How the Super Bowl halftime show has paid off for past performers

Although they don't get paid by the NFL, Super Bowl halftime show performers can receive some pretty substantial benefits for the pro bono gig. For example, according to Market Watch, the songs that Jennifer Lopez and Shakira sang during their 2020 halftime show saw a 1,013 percent boost in sales that Super Bowl Sunday. The self-styled "two little Latin girls" gave a raucous 15-minute performance that mixed up 14 of their biggest hits, with J-Lo giving the audience a peek at those curvaceous moves from her recent film Hustlers and Shakira reminding us all that no, her hips do not lie. The biggest winner of the night was Shakira's "Whenever, Wherever," which saw an increase of 1,194 percent in digital download sales from the previous day. Other recent performers who have seen big bumps in sales post-halftime show were Lady Gaga (1,980 percent) and Maroon 5 (434 percent).

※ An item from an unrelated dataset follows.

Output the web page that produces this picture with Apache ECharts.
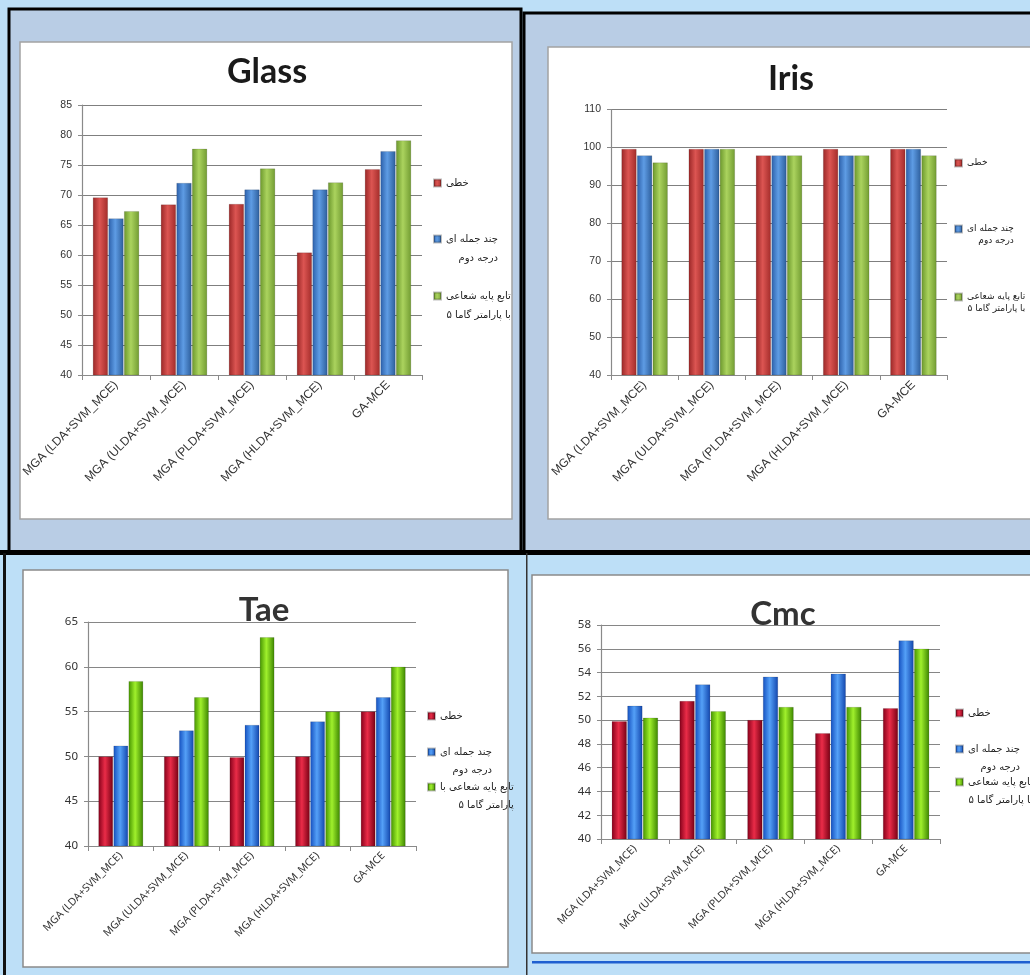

But perhaps one of the biggest halftime show Cinderella stories in recent years was Justin Timberlake's 2018 performance, just after his latest album Man of the Woods had been released to pretty tepid reviews. According to Reuters, although it was "disappointing" and "kind of embarrassing" by Esquire's standards, the album shot straight to the top of the U.S. Billboard 200 album chart after his halftime show. That performance had as many as 103 million pairs of eyes on it in the United States alone, proving that while Super Bowl halftime performers may do the show for free, there is definitely something in it for them if they give the people what they want.